-- BEGIN ENTRIES SUPPLIED --

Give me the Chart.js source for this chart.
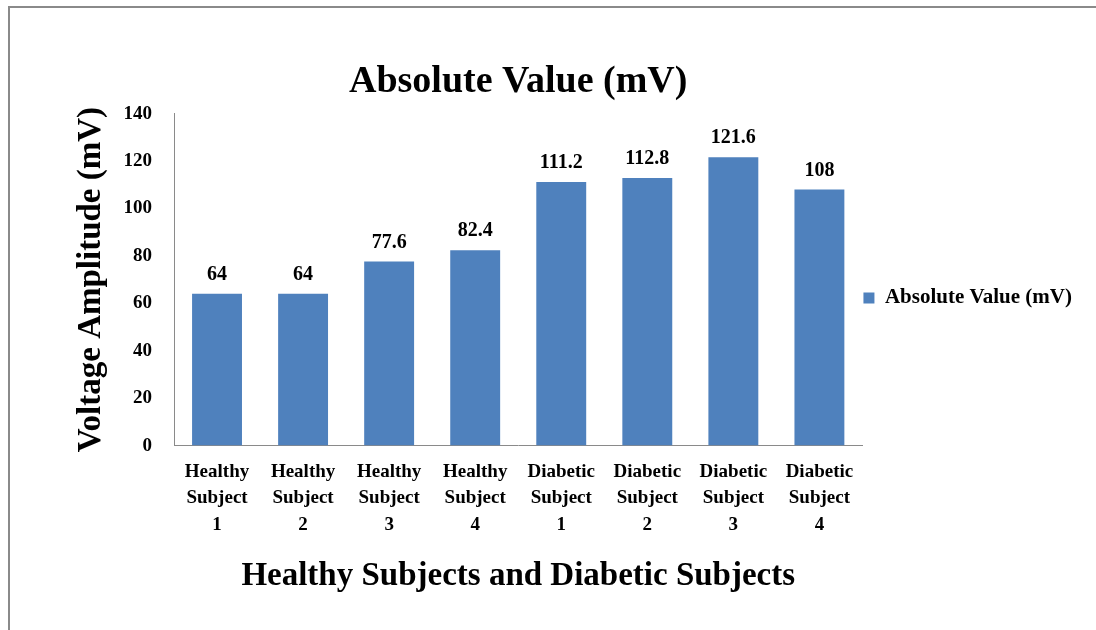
<!DOCTYPE html>
<html>
<head>
<meta charset="utf-8">
<script src="https://cdn.jsdelivr.net/npm/chart.js@4.4.1/dist/chart.umd.min.js"></script>
<style>
    html, body { margin: 0; padding: 0; background: #fff; }
    #wrap { position: relative; width: 1096px; height: 630px; overflow: hidden; }
    #frame { position: absolute; left: 8px; top: 6px; width: 1100px; height: 640px; border: 2px solid #8a8a8a; box-sizing: border-box; pointer-events: none; }
    canvas { position: absolute; left: 0; top: 0; }
</style>
</head>
<body>
<div id="wrap">
    <canvas id="absChart" width="1096" height="630"></canvas>
    <div id="frame"></div>
</div>
<script>
const categories = [
    ['Healthy', 'Subject', '1'],
    ['Healthy', 'Subject', '2'],
    ['Healthy', 'Subject', '3'],
    ['Healthy', 'Subject', '4'],
    ['Diabetic', 'Subject', '1'],
    ['Diabetic', 'Subject', '2'],
    ['Diabetic', 'Subject', '3'],
    ['Diabetic', 'Subject', '4']
];
const absoluteValues = [64, 64, 77.6, 82.4, 111.2, 112.8, 121.6, 108];
const yTicks = [0, 20, 40, 60, 80, 100, 120, 140];

const serif = '"Liberation Serif", "Times New Roman", serif';

// value labels on top of each bar
const barLabels = {
    id: 'barLabels',
    afterDatasetsDraw(chart) {
        const ctx = chart.ctx;
        const meta = chart.getDatasetMeta(0);
        ctx.save();
        ctx.font = 'bold 20px ' + serif;
        ctx.fillStyle = '#000';
        ctx.textAlign = 'center';
        ctx.textBaseline = 'bottom';
        meta.data.forEach(function (bar, i) {
            ctx.fillText(String(absoluteValues[i]), bar.x, bar.y - 9);
        });
        ctx.restore();
    }
};

const ctx = document.getElementById('absChart').getContext('2d');
new Chart(ctx, {
    type: 'bar',
    data: {
        labels: categories,
        datasets: [{
            label: 'Absolute Value (mV)',
            data: absoluteValues,
            backgroundColor: '#4F81BD',
            borderWidth: 0,
            barPercentage: 0.58,
            categoryPercentage: 1.0
        }]
    },
    options: {
        responsive: false,
        animation: false,
        layout: {
            padding: { top: 0, left: 72, right: 14, bottom: 34 }
        },
        plugins: {
            title: {
                display: true,
                text: 'Absolute Value (mV)',
                fullSize: false,
                color: '#000',
                font: { family: serif, size: 38, weight: 'bold' },
                padding: { top: 59, bottom: 9 }
            },
            legend: {
                position: 'right',
                labels: {
                    color: '#000',
                    boxWidth: 11,
                    boxHeight: 11,
                    padding: 1,
                    font: { family: serif, size: 21, weight: 'bold' }
                }
            },
            tooltip: { enabled: false }
        },
        scales: {
            x: {
                grid: { display: false },
                border: { color: '#8a8a8a', width: 1 },
                ticks: {
                    color: '#000',
                    padding: 5,
                    maxRotation: 0,
                    autoSkip: false,
                    font: { family: serif, size: 19, weight: 'bold', lineHeight: 1.4 }
                },
                title: {
                    display: true,
                    text: 'Healthy Subjects and Diabetic Subjects',
                    color: '#000',
                    font: { family: serif, size: 33, weight: 'bold' },
                    padding: { top: 13, bottom: 0 }
                }
            },
            y: {
                min: 0,
                max: 140,
                afterBuildTicks(axis) {
                    axis.ticks = yTicks.map(function (v) { return { value: v }; });
                },
                afterFit(axis) {
                    axis.width = 102;
                },
                grid: { display: false },
                border: { color: '#8a8a8a', width: 1 },
                ticks: {
                    color: '#000',
                    padding: 14,
                    font: { family: serif, size: 19, weight: 'bold' }
                },
                title: {
                    display: true,
                    text: 'Voltage Amplitude (mV)',
                    color: '#000',
                    font: { family: serif, size: 33, weight: 'bold' },
                    padding: { top: 0, bottom: 10 }
                }
            }
        }
    },
    plugins: [barLabels]
});
</script>
</body>
</html>
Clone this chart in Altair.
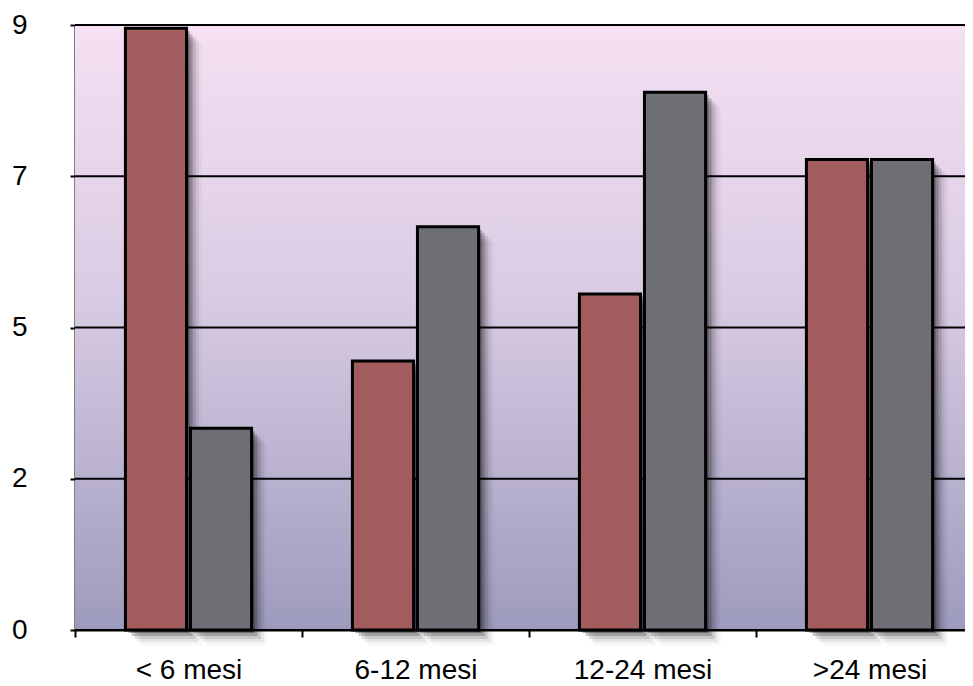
import altair as alt
import pandas as pd

# ---- data ----
categories = ["< 6 mesi", "6-12 mesi", "12-24 mesi", ">24 mesi"]
series_names = ["Serie 1", "Serie 2"]
serie_1 = [8.95, 4, 5, 7]
serie_2 = [3, 6, 8, 7]
y_ticks = [0, 2.25, 4.5, 6.75, 9]
y_labels = ["0", "2", "5", "7", "9"]

# ---- styles ----
W, H = 890, 605        # visible plot area (the band range runs past the page edge)
RANGE_W = 908
FONT = "Liberation Sans"
bar_colors = ["#a35c5d", "#6e6f74"]

rows = []
for c, a, b in zip(categories, serie_1, serie_2):
    rows.append({"cat": c, "serie": series_names[0], "v": a})
    rows.append({"cat": c, "serie": series_names[1], "v": b})
df = pd.DataFrame(rows)
grid_df = pd.DataFrame({"v": y_ticks})

label_expr = " : ".join(
    [f"datum.value == {t} ? '{l}'" for t, l in zip(y_ticks, y_labels)]
) + " : ''"

y_scale = alt.Scale(domain=[0, 9], nice=False, zero=True)
y_axis = alt.Axis(
    title=None,
    values=y_ticks,
    labelExpr=label_expr,
    grid=False,
    domainColor="black",
    domainWidth=2,
    tickColor="black",
    tickWidth=2,
    tickSize=5,
    labelFont=FONT,
    labelFontSize=28,
    labelColor="black",
    labelPadding=43,
)
y_enc = alt.Y("v:Q", scale=y_scale, axis=y_axis)

bg = alt.Chart(pd.DataFrame({"a": [0]})).mark_rect(
    color=alt.Gradient(
        gradient="linear",
        x1=0, x2=0, y1=0, y2=1,
        stops=[
            alt.GradientStop(color="#f6e0f3", offset=0),
            alt.GradientStop(color="#d9cbe3", offset=0.45),
            alt.GradientStop(color="#9d9bbd", offset=1),
        ],
    )
).encode(x=alt.value(0), x2=alt.value(RANGE_W), y=alt.value(0), y2=alt.value(H))

grid = alt.Chart(grid_df).mark_rule(color="black", strokeWidth=2).encode(
    y=y_enc, x=alt.value(0), x2=alt.value(RANGE_W)
)

x_enc = alt.X(
    "cat:N",
    sort=categories,
    scale=alt.Scale(paddingInner=0, paddingOuter=0, range=[0, RANGE_W]),
    axis=alt.Axis(
        title=None,
        labelAngle=0,
        tickBand="extent",
        domainColor="black",
        domainWidth=2,
        tickColor="black",
        tickWidth=2,
        tickSize=7,
        labelFont=FONT,
        labelFontSize=28,
        labelColor="black",
        labelPadding=19,
        grid=False,
    ),
)


def xoff(align=0.5):
    return alt.XOffset(
        "serie:N",
        sort=series_names,
        scale=alt.Scale(paddingInner=0.06, paddingOuter=0.775, align=align),
    )


shadows = []
for off, op in [(3, 0.3), (6, 0.2), (9, 0.12), (12, 0.07), (15, 0.035)]:
    shadows.append(
        alt.Chart(df).mark_bar(color="black", opacity=op, yOffset=off).encode(
            x=x_enc, xOffset=xoff(0.5 + off / 100.0), y=y_enc
        )
    )

bars = alt.Chart(df).mark_bar(stroke="black", strokeWidth=3).encode(
    x=x_enc,
    xOffset=xoff(0.5),
    y=y_enc,
    color=alt.Color(
        "serie:N",
        scale=alt.Scale(domain=series_names, range=bar_colors),
        legend=None,
    ),
)

chart = (
    alt.layer(bg, grid, *shadows, bars)
    .resolve_scale(xOffset="independent")
    .properties(
        width=W,
        height=H,
        autosize=alt.AutoSizeParams(type="none"),
        padding={"left": 67, "top": 17, "right": 0, "bottom": 54},
        background="white",
    )
    .configure_view(stroke=None)
)

chart.save("out.html", embed_options={"renderer": "svg", "actions": False})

-- END ENTRIES SUPPLIED --

WHAT YOU SHOULD DO: All of the records above must be copied exactly, except for the pictures.

ANSWER TO THIS EXERCISE:
Give me the Chart.js source for this chart.
<!DOCTYPE html>
<html>
<head>
<meta charset="utf-8">
<script src="https://cdn.jsdelivr.net/npm/chart.js@4.4.1/dist/chart.umd.min.js"></script>
<style>
    html, body { margin: 0; padding: 0; background: #fff; }
    #wrap { position: relative; width: 1096px; height: 630px; overflow: hidden; }
    #frame { position: absolute; left: 8px; top: 6px; width: 1100px; height: 640px; border: 2px solid #8a8a8a; box-sizing: border-box; pointer-events: none; }
    canvas { position: absolute; left: 0; top: 0; }
</style>
</head>
<body>
<div id="wrap">
    <canvas id="absChart" width="1096" height="630"></canvas>
    <div id="frame"></div>
</div>
<script>
const categories = [
    ['Healthy', 'Subject', '1'],
    ['Healthy', 'Subject', '2'],
    ['Healthy', 'Subject', '3'],
    ['Healthy', 'Subject', '4'],
    ['Diabetic', 'Subject', '1'],
    ['Diabetic', 'Subject', '2'],
    ['Diabetic', 'Subject', '3'],
    ['Diabetic', 'Subject', '4']
];
const absoluteValues = [64, 64, 77.6, 82.4, 111.2, 112.8, 121.6, 108];
const yTicks = [0, 20, 40, 60, 80, 100, 120, 140];

const serif = '"Liberation Serif", "Times New Roman", serif';

// value labels on top of each bar
const barLabels = {
    id: 'barLabels',
    afterDatasetsDraw(chart) {
        const ctx = chart.ctx;
        const meta = chart.getDatasetMeta(0);
        ctx.save();
        ctx.font = 'bold 20px ' + serif;
        ctx.fillStyle = '#000';
        ctx.textAlign = 'center';
        ctx.textBaseline = 'bottom';
        meta.data.forEach(function (bar, i) {
            ctx.fillText(String(absoluteValues[i]), bar.x, bar.y - 9);
        });
        ctx.restore();
    }
};

const ctx = document.getElementById('absChart').getContext('2d');
new Chart(ctx, {
    type: 'bar',
    data: {
        labels: categories,
        datasets: [{
            label: 'Absolute Value (mV)',
            data: absoluteValues,
            backgroundColor: '#4F81BD',
            borderWidth: 0,
            barPercentage: 0.58,
            categoryPercentage: 1.0
        }]
    },
    options: {
        responsive: false,
        animation: false,
        layout: {
            padding: { top: 0, left: 72, right: 14, bottom: 34 }
        },
        plugins: {
            title: {
                display: true,
                text: 'Absolute Value (mV)',
                fullSize: false,
                color: '#000',
                font: { family: serif, size: 38, weight: 'bold' },
                padding: { top: 59, bottom: 9 }
            },
            legend: {
                position: 'right',
                labels: {
                    color: '#000',
                    boxWidth: 11,
                    boxHeight: 11,
                    padding: 1,
                    font: { family: serif, size: 21, weight: 'bold' }
                }
            },
            tooltip: { enabled: false }
        },
        scales: {
            x: {
                grid: { display: false },
                border: { color: '#8a8a8a', width: 1 },
                ticks: {
                    color: '#000',
                    padding: 5,
                    maxRotation: 0,
                    autoSkip: false,
                    font: { family: serif, size: 19, weight: 'bold', lineHeight: 1.4 }
                },
                title: {
                    display: true,
                    text: 'Healthy Subjects and Diabetic Subjects',
                    color: '#000',
                    font: { family: serif, size: 33, weight: 'bold' },
                    padding: { top: 13, bottom: 0 }
                }
            },
            y: {
                min: 0,
                max: 140,
                afterBuildTicks(axis) {
                    axis.ticks = yTicks.map(function (v) { return { value: v }; });
                },
                afterFit(axis) {
                    axis.width = 102;
                },
                grid: { display: false },
                border: { color: '#8a8a8a', width: 1 },
                ticks: {
                    color: '#000',
                    padding: 14,
                    font: { family: serif, size: 19, weight: 'bold' }
                },
                title: {
                    display: true,
                    text: 'Voltage Amplitude (mV)',
                    color: '#000',
                    font: { family: serif, size: 33, weight: 'bold' },
                    padding: { top: 0, bottom: 10 }
                }
            }
        }
    },
    plugins: [barLabels]
});
</script>
</body>
</html>
Clone this chart in Altair.
import altair as alt
import pandas as pd

# ---- data ----
categories = ["< 6 mesi", "6-12 mesi", "12-24 mesi", ">24 mesi"]
series_names = ["Serie 1", "Serie 2"]
serie_1 = [8.95, 4, 5, 7]
serie_2 = [3, 6, 8, 7]
y_ticks = [0, 2.25, 4.5, 6.75, 9]
y_labels = ["0", "2", "5", "7", "9"]

# ---- styles ----
W, H = 890, 605        # visible plot area (the band range runs past the page edge)
RANGE_W = 908
FONT = "Liberation Sans"
bar_colors = ["#a35c5d", "#6e6f74"]

rows = []
for c, a, b in zip(categories, serie_1, serie_2):
    rows.append({"cat": c, "serie": series_names[0], "v": a})
    rows.append({"cat": c, "serie": series_names[1], "v": b})
df = pd.DataFrame(rows)
grid_df = pd.DataFrame({"v": y_ticks})

label_expr = " : ".join(
    [f"datum.value == {t} ? '{l}'" for t, l in zip(y_ticks, y_labels)]
) + " : ''"

y_scale = alt.Scale(domain=[0, 9], nice=False, zero=True)
y_axis = alt.Axis(
    title=None,
    values=y_ticks,
    labelExpr=label_expr,
    grid=False,
    domainColor="black",
    domainWidth=2,
    tickColor="black",
    tickWidth=2,
    tickSize=5,
    labelFont=FONT,
    labelFontSize=28,
    labelColor="black",
    labelPadding=43,
)
y_enc = alt.Y("v:Q", scale=y_scale, axis=y_axis)

bg = alt.Chart(pd.DataFrame({"a": [0]})).mark_rect(
    color=alt.Gradient(
        gradient="linear",
        x1=0, x2=0, y1=0, y2=1,
        stops=[
            alt.GradientStop(color="#f6e0f3", offset=0),
            alt.GradientStop(color="#d9cbe3", offset=0.45),
            alt.GradientStop(color="#9d9bbd", offset=1),
        ],
    )
).encode(x=alt.value(0), x2=alt.value(RANGE_W), y=alt.value(0), y2=alt.value(H))

grid = alt.Chart(grid_df).mark_rule(color="black", strokeWidth=2).encode(
    y=y_enc, x=alt.value(0), x2=alt.value(RANGE_W)
)

x_enc = alt.X(
    "cat:N",
    sort=categories,
    scale=alt.Scale(paddingInner=0, paddingOuter=0, range=[0, RANGE_W]),
    axis=alt.Axis(
        title=None,
        labelAngle=0,
        tickBand="extent",
        domainColor="black",
        domainWidth=2,
        tickColor="black",
        tickWidth=2,
        tickSize=7,
        labelFont=FONT,
        labelFontSize=28,
        labelColor="black",
        labelPadding=19,
        grid=False,
    ),
)


def xoff(align=0.5):
    return alt.XOffset(
        "serie:N",
        sort=series_names,
        scale=alt.Scale(paddingInner=0.06, paddingOuter=0.775, align=align),
    )


shadows = []
for off, op in [(3, 0.3), (6, 0.2), (9, 0.12), (12, 0.07), (15, 0.035)]:
    shadows.append(
        alt.Chart(df).mark_bar(color="black", opacity=op, yOffset=off).encode(
            x=x_enc, xOffset=xoff(0.5 + off / 100.0), y=y_enc
        )
    )

bars = alt.Chart(df).mark_bar(stroke="black", strokeWidth=3).encode(
    x=x_enc,
    xOffset=xoff(0.5),
    y=y_enc,
    color=alt.Color(
        "serie:N",
        scale=alt.Scale(domain=series_names, range=bar_colors),
        legend=None,
    ),
)

chart = (
    alt.layer(bg, grid, *shadows, bars)
    .resolve_scale(xOffset="independent")
    .properties(
        width=W,
        height=H,
        autosize=alt.AutoSizeParams(type="none"),
        padding={"left": 67, "top": 17, "right": 0, "bottom": 54},
        background="white",
    )
    .configure_view(stroke=None)
)

chart.save("out.html", embed_options={"renderer": "svg", "actions": False})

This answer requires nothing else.